YouTube wrote in a blog post earlier this week that encouraging the audience to “artificially” drive up views and engagement metrics, and thus increase videos’ ad revenues, could put creators in violation of the website policies. YouTube specifically warns creators against asking viewers via video titles, descriptions, and in the content itself to repeatedly watch a video or click to ads on it in order to drive up the video’s ad revenue.
The post from YouTube follows a swarm of creators uploading videos to the platform where they promise to donate the ad money generated, through a Google program called AdSense, to causes supporting racial justice. AdSense-eligible creators – those in the YouTube Partner Program who have at least 1,000 subscribers and 4,000 watch hours in the last year – have created dozens of these videos this month as a way for viewers to donate to the Black Lives Matter movement without of it coming out of their own pocket.
One of the earliest videos on this trend appeared on May 30 from a creator named Zoe Amira, according to OneZero. A week later, Amira wrote on Twitter she had made more than $US21,000 in AdSense revenue. However, YouTube took Amira’s video down earlier this week, and told her it had violated the platform’s guidelines on fundraising.
According to YouTube’s community guidelines on “fake engagement,” content is prohibited that “solely exists to incentivise viewers for engagement (views, likes, comments, etc).” However, YouTube says creators are allowed to donate ad revenue generated from views organically.
In Amira’s case, YouTube said the generated AdSense money would go back to advertisers, but pledged to donate an equal amount in its place. Yet that hasn’t been true for the dozens of other videos with the same intention that have since been removed, Variety reported. A playlist created on YouTube, compiling nearly nearly 60 videos pledging to donate AdSense revenue to Black Lives Matter, shows that at least 10 of these clips have since disappeared from the platform.
Social media has become a key tool in recent weeks for fundraising in the wake of George Floyd’s death and the nationwide protests against police brutality that have ensued. Millions of dollars have been donated online to the Black Lives Matter movement, bail funds for protesters, memorial funds for victims of police shootings, and fundraisers for Black and trans inmates.

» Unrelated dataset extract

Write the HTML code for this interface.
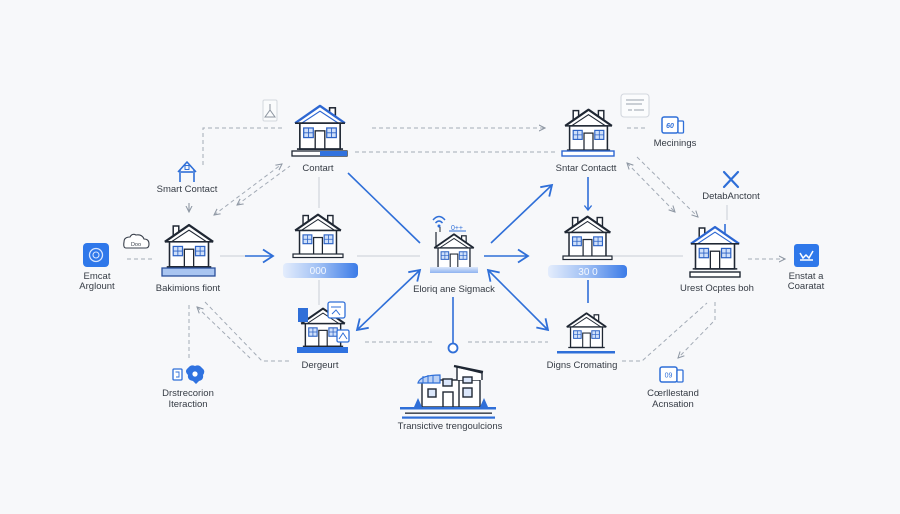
<!DOCTYPE html>
<html><head><meta charset="utf-8">
<style>
html,body{margin:0;padding:0;background:#f7f8fa;width:900px;height:514px;overflow:hidden;}
svg{display:block;}
text{font-family:"Liberation Sans",Arial,sans-serif;font-size:9.5px;fill:#363c45;text-anchor:middle;}
</style></head><body>
<svg width="900" height="514" viewBox="0 0 900 514" xmlns="http://www.w3.org/2000/svg">
<defs>
<linearGradient id="pill" x1="0" x2="1" y1="0" y2="0"><stop offset="0" stop-color="#e4edfc"/><stop offset="0.5" stop-color="#9dbef4"/><stop offset="1" stop-color="#3b7be7"/></linearGradient>
<linearGradient id="cb" x1="0" x2="0" y1="0" y2="1"><stop offset="0" stop-color="#dbe7fb"/><stop offset="1" stop-color="#8fb3f0"/></linearGradient>
<marker id="ba" viewBox="0 0 14 16" markerWidth="14" markerHeight="16" refX="12" refY="8" orient="auto-start-reverse" markerUnits="userSpaceOnUse"><path d="M2,1.5 L12,8 L2,14.5" fill="none" stroke="#2f6fd8" stroke-width="1.8"/></marker>
<marker id="bs" viewBox="0 0 10 10" markerWidth="9" markerHeight="9" refX="5" refY="8" orient="0" markerUnits="userSpaceOnUse"><path d="M1,3 L5,8 L9,3" fill="none" stroke="#2f6fd8" stroke-width="1.5"/></marker>
<marker id="ga" viewBox="0 0 8 8" markerWidth="7" markerHeight="7" refX="7" refY="4" orient="auto-start-reverse" markerUnits="userSpaceOnUse"><path d="M0,0.5 L7,4 L0,7.5" fill="none" stroke="#8f98a4" stroke-width="1.2"/></marker>
<g id="hbody">
  <path d="M2,21 L28,3 L54,21 Z" fill="#fff"/>
  <path d="M2,21 L28,3 L54,21" fill="none" stroke="currentColor" stroke-width="2.4" stroke-linejoin="round"/>
  <path d="M9,21 L28,8.5 L47,21" fill="none" stroke="currentColor" stroke-width="1.2"/>
  <path d="M2,21 H54" stroke="#1f2733" stroke-width="1.7"/>
  <rect x="7" y="21" width="42" height="27" fill="#fff" stroke="#1f2733" stroke-width="1.7"/>
  <rect x="11" y="26" width="10" height="10" fill="#cfe0fa" stroke="#2c62c4" stroke-width="1.3"/>
  <path d="M16,26 V36 M11,31 H21" stroke="#2c62c4" stroke-width="0.9"/>
  <rect x="35" y="26" width="10" height="10" fill="#cfe0fa" stroke="#2c62c4" stroke-width="1.3"/>
  <path d="M40,26 V36 M35,31 H45" stroke="#2c62c4" stroke-width="0.9"/>
  <rect x="23" y="29" width="10" height="19" fill="#fff" stroke="#1f2733" stroke-width="1.4"/>
  <path d="M4,48 H52" stroke="#1f2733" stroke-width="1.7"/>
</g>
<symbol id="h" viewBox="0 0 56 50">
  <rect x="38" y="5" width="6" height="12" fill="#fff" stroke="#1f2733" stroke-width="1.6"/>
  <use href="#hbody"/>
</symbol>
<symbol id="hL" viewBox="0 0 56 50">
  <rect x="11" y="4" width="6" height="14" fill="#fff" stroke="#1f2733" stroke-width="1.6"/>
  <use href="#hbody"/>
</symbol>
<symbol id="h2" viewBox="0 0 56 50">
  <rect x="11" y="4" width="6" height="14" fill="#fff" stroke="#1f2733" stroke-width="1.6"/>
  <rect x="39" y="4" width="6" height="14" fill="#fff" stroke="#1f2733" stroke-width="1.6"/>
  <use href="#hbody"/>
</symbol>
</defs>

<rect width="900" height="514" fill="#f7f8fa"/>

<!-- ===== gray solid thin lines ===== -->
<g stroke="#c9ced6" stroke-width="1" fill="none">
  <path d="M220,256 H245"/>
  <path d="M357,256 H420"/>
  <path d="M613,256 H683"/>
  <path d="M319,177 V208"/>
  <path d="M319,280 V305"/>
  <path d="M727,205 V220"/>
</g>

<!-- ===== gray dashed connectors ===== -->
<g stroke="#a3abb6" stroke-width="1" stroke-dasharray="4 3" fill="none">
  <path d="M282,128 H203 V165"/>
  <path d="M214,215 L282,164" marker-start="url(#ga)" marker-end="url(#ga)"/>
  <path d="M237,205 L290,166" marker-start="url(#ga)"/>
  <path d="M372,128 H545" marker-end="url(#ga)"/>
  <path d="M355,152 H555"/>
  <path d="M627,128 H647"/>
  <path d="M627,163 L675,212" marker-start="url(#ga)" marker-end="url(#ga)"/>
  <path d="M637,157 L698,217" marker-end="url(#ga)"/>
  <path d="M748,259 H785" marker-end="url(#ga)"/>
  <path d="M127,259 H152"/>
  <path d="M365,342 H432"/>
  <path d="M468,342 H548"/>
  <path d="M622,361 H642 L707,303"/>
  <path d="M715,302 V320 L678,358" marker-end="url(#ga)"/>
  <path d="M189,305 V358"/>
  <path d="M197,307 L250,358" marker-start="url(#ga)"/>
  <path d="M205,302 L262,361 H292"/>
</g>
<path d="M189,203 V212" stroke="#8f98a4" stroke-width="1.1" marker-end="url(#ga)" fill="none"/>

<!-- ===== blue connectors ===== -->
<g stroke="#2f6fd8" stroke-width="1.6" fill="none">
  <path d="M245,256 H273" marker-end="url(#ba)"/>
  <path d="M348,173 L420,243"/>
  <path d="M484,256 H528" marker-end="url(#ba)"/>
  <path d="M491,243 L552,185" marker-end="url(#ba)"/>
  <path d="M588,177 V210" marker-end="url(#bs)"/>
  <path d="M420,270 L357,330" marker-start="url(#ba)" marker-end="url(#ba)"/>
  <path d="M488,270 L548,330" marker-start="url(#ba)" marker-end="url(#ba)"/>
  <path d="M588,280 V303"/>
  <path d="M453,297 V343"/>
  <path d="M725,224 V233"/>
</g>
<circle cx="453" cy="348" r="4.5" fill="#fff" stroke="#2f6fd8" stroke-width="1.8"/>

<!-- ===== houses ===== -->
<!-- Contart -->
<use href="#h" x="293" y="103" width="54" height="48" style="color:#2d67d2"/>
<rect x="292" y="151" width="55" height="5" fill="#fff" stroke="#1f2733" stroke-width="1.3"/>
<rect x="320" y="151" width="27" height="5" fill="#3172de"/>
<text x="318" y="171">Contart</text>

<!-- Bakimions fiont -->
<use href="#hL" x="163" y="222" width="52" height="47" style="color:#1f2733"/>
<rect x="162" y="268" width="53" height="8" fill="#a9c5f1" stroke="#2b4f9a" stroke-width="1.3"/>
<text x="188" y="291">Bakimions fiont</text>

<!-- 000 house -->
<use href="#h2" x="292" y="212" width="52" height="44" style="color:#1f2733"/>
<rect x="293" y="254" width="50" height="3.5" fill="#fff" stroke="#1f2733" stroke-width="1.2"/>
<rect x="283" y="263" width="75" height="15" rx="4" fill="url(#pill)"/>
<text x="318" y="274" style="fill:#f4f8ff;font-size:10px">000</text>

<!-- Sntar Contactt -->
<use href="#h2" x="563" y="107" width="51" height="45" style="color:#1f2733"/>
<rect x="562" y="151" width="52" height="5" fill="#fff" stroke="#2d67d2" stroke-width="1.4"/>
<text x="586" y="171">Sntar Contactt</text>

<!-- 30 0 house -->
<use href="#h2" x="562" y="214" width="51" height="44" style="color:#1f2733"/>
<rect x="563" y="256" width="49" height="3.5" fill="#fff" stroke="#1f2733" stroke-width="1.2"/>
<rect x="548" y="265" width="79" height="13" rx="4" fill="url(#pill)"/>
<text x="588" y="275" style="fill:#f4f8ff;font-size:10px">30 0</text>

<!-- Center house -->
<use href="#h" x="430" y="232" width="48" height="38" style="color:#1f2733"/>
<rect x="430" y="267" width="48" height="6" fill="url(#cb)"/>
<line x1="436" y1="232" x2="436" y2="248" stroke="#1f2733" stroke-width="1.2"/>
<g fill="none" stroke="#2f6fd8" stroke-width="1.4">
  <path d="M433,220 Q439,213 445,220"/>
  <path d="M435.5,223 Q439,219 442.5,223"/>
</g>
<circle cx="439" cy="226" r="1.5" fill="#2f6fd8"/>
<path d="M440,227 V232" stroke="#1f2733" stroke-width="1"/>
<text x="457" y="230" style="fill:#2f6fd8;font-size:7px">0++</text>
<path d="M449,231 H466" stroke="#2f6fd8" stroke-width="1"/>
<text x="454" y="292">Eloriq ane Sigmack</text>

<!-- Urest Ocptes boh -->
<use href="#hL" x="689" y="223" width="52" height="49" style="color:#2d67d2"/>
<rect x="690" y="272" width="50" height="5" fill="#fff" stroke="#1f2733" stroke-width="1.4"/>
<text x="717" y="291">Urest Ocptes boh</text>

<!-- Digns Cromating -->
<use href="#h" x="565" y="311" width="43" height="38" style="color:#1f2733"/>
<rect x="557" y="351" width="58" height="2.5" fill="#2f6fd8"/>
<text x="582" y="368">Digns Cromating</text>

<!-- Dergeurt -->
<use href="#h" x="298" y="306" width="50" height="42" style="color:#1f2733"/>
<rect x="298" y="308" width="10" height="14" fill="#2f6fd8"/>
<rect x="328" y="302" width="17" height="16" rx="2" fill="#fff" stroke="#2f6fd8" stroke-width="1.3"/>
<path d="M331,307 H341 M332,314 L336,310 L340,315" stroke="#2f6fd8" stroke-width="1" fill="none"/>
<rect x="337" y="330" width="12" height="12" rx="1.5" fill="#fff" stroke="#2f6fd8" stroke-width="1.3"/>
<path d="M339,339 L343,333 L347,339" stroke="#2f6fd8" stroke-width="1" fill="none"/>
<rect x="297" y="347" width="51" height="6" fill="#2f72e0"/>
<text x="320" y="368">Dergeurt</text>

<!-- Bottom center building -->
<g stroke="#1f2733" stroke-width="1.4" fill="#fff">
  <rect x="422" y="380" width="58" height="27"/>
  <path d="M457,380 V367 L482,373 V380" />
  <path d="M459,380 V407" fill="none"/>
  <rect x="428" y="389" width="8" height="8" fill="#dbe7fb"/>
  <rect x="443" y="379" width="9" height="7" fill="#dbe7fb"/>
  <rect x="443" y="392" width="10" height="15"/>
  <rect x="463" y="377" width="9" height="6" fill="#dbe7fb"/>
  <rect x="463" y="388" width="9" height="9" fill="#dbe7fb"/>
</g>
<path d="M418,383 Q420,375 440,375 V383 Z" fill="#bcd2f5" stroke="#2f6fd8" stroke-width="1.2"/>
<path d="M423,376 V383 M428,375 V383 M433,375 V383" stroke="#2f6fd8" stroke-width="1"/>
<path d="M454,366 L483,372" stroke="#1f2733" stroke-width="2.2"/>
<path d="M414,407 L418,398 L422,407 Z M480,407 L484,398 L488,407 Z" fill="#2f6fd8"/>
<rect x="400" y="407" width="96" height="2.5" fill="#2f6fd8"/>
<rect x="405" y="412.5" width="87" height="1.3" fill="#1f2733"/>
<rect x="402" y="416.5" width="93" height="2.2" fill="#2f6fd8"/>
<text x="450" y="429">Transictive trengoulcions</text>

<!-- ===== small icons ===== -->
<rect x="263" y="100" width="14" height="21" rx="1.5" fill="#fafbfc" stroke="#d3d7dd" stroke-width="1"/>
<path d="M270,104 V110 M265,117 L270,110 L275,117 Z" stroke="#8d95a0" stroke-width="1" fill="none"/>

<g stroke="#2f6fd8" stroke-width="1.6" fill="none" stroke-linejoin="round">
  <path d="M178,172 L187,162 L196,172"/>
  <path d="M180,170 V182 M194,170 V182"/>
  <path d="M181,172 H193"/>
  <rect x="185" y="165.5" width="4" height="4" stroke-width="1"/>
</g>
<text x="187" y="192">Smart Contact</text>

<path d="M126,248 H146 Q149,248 149,244 Q149,239 144,239 Q142,234 136,235 Q132,233 130,237 Q124,237 124,242 Q123,248 126,248 Z" fill="#fff" stroke="#3a414c" stroke-width="1.1"/>
<text x="136" y="246" style="font-size:5.5px;fill:#3a414c">Doo</text>

<rect x="83" y="243" width="26" height="24" rx="4" fill="#2f78ea"/>
<circle cx="96" cy="255" r="6.5" fill="none" stroke="#d8e6ff" stroke-width="1.3"/>
<circle cx="96" cy="255" r="3" fill="none" stroke="#d8e6ff" stroke-width="1.1"/>
<text x="97" y="279">Emcat</text>
<text x="97" y="289">Arglount</text>

<rect x="621" y="94" width="28" height="23" rx="3" fill="#fbfcfd" stroke="#d3d7de" stroke-width="1.1"/>
<path d="M626,100 H644 M626,104 H642 M628,110 H632 M634,110 H644" stroke="#9aa2ad" stroke-width="1"/>

<rect x="662" y="117" width="16" height="16" rx="2" fill="#fff" stroke="#2f6fd8" stroke-width="1.5"/>
<rect x="678" y="121" width="5.5" height="12" rx="1" fill="#fff" stroke="#2f6fd8" stroke-width="1.3"/>
<text x="670" y="128" style="font-size:7px;fill:#2f6fd8;font-weight:bold;font-style:italic">60</text>
<text x="675" y="146">Mecinings</text>

<path d="M724,172 L738,187 M738,172 L724,187" stroke="#2f6fd8" stroke-width="2.2" stroke-linecap="round"/>
<text x="731" y="199">DetabAnctont</text>

<rect x="794" y="244" width="25" height="23" rx="3" fill="#2f78ea"/>
<path d="M800,253 L803,258 L806,255 L809,258 L813,251 M800,260 H813" stroke="#fff" stroke-width="1.5" fill="none"/>
<text x="806" y="279">Enstat a</text>
<text x="806" y="289">Coaratat</text>

<rect x="173" y="369" width="9" height="11" rx="1" fill="#fff" stroke="#2f6fd8" stroke-width="1.3"/>
<path d="M175.5,372 H179 V377 H176" stroke="#2f6fd8" stroke-width="0.9" fill="none"/>
<path d="M188,368 Q191,364 195,366 Q199,364 202,368 Q206,371 203,375 Q204,380 199,381 L196,384 L193,381 Q187,380 188,375 Q184,371 188,368 Z" fill="#2f72e0"/>
<circle cx="195" cy="374" r="2.6" fill="#fff"/>
<text x="188" y="396">Drstrecorion</text>
<text x="188" y="407">Iteraction</text>

<rect x="660" y="367" width="17" height="15" rx="2" fill="#fff" stroke="#2f6fd8" stroke-width="1.5"/>
<rect x="677" y="370" width="6" height="12" rx="1" fill="#fff" stroke="#2f6fd8" stroke-width="1.3"/>
<text x="668.5" y="377.5" style="font-size:7px;fill:#2f6fd8">09</text>
<text x="673" y="396">Cœrllestand</text>
<text x="673" y="407">Acnsation</text>
</svg>
</body></html>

YouTube is instead encouraging creators to use the platform’s built-in Donate button instead of pledging AdSense revenue. The company also said it would donate to racial justice initiatives to “acknowledge the efforts over the past week” from creators who tried to fundraise “without a clear understanding of the policies.”
Additionally, YouTube pledged $US100 million Thursday to a multi-year fund dedicated to “amplifying and developing” the voices of Black creators, including a slew of new YouTube Original programming.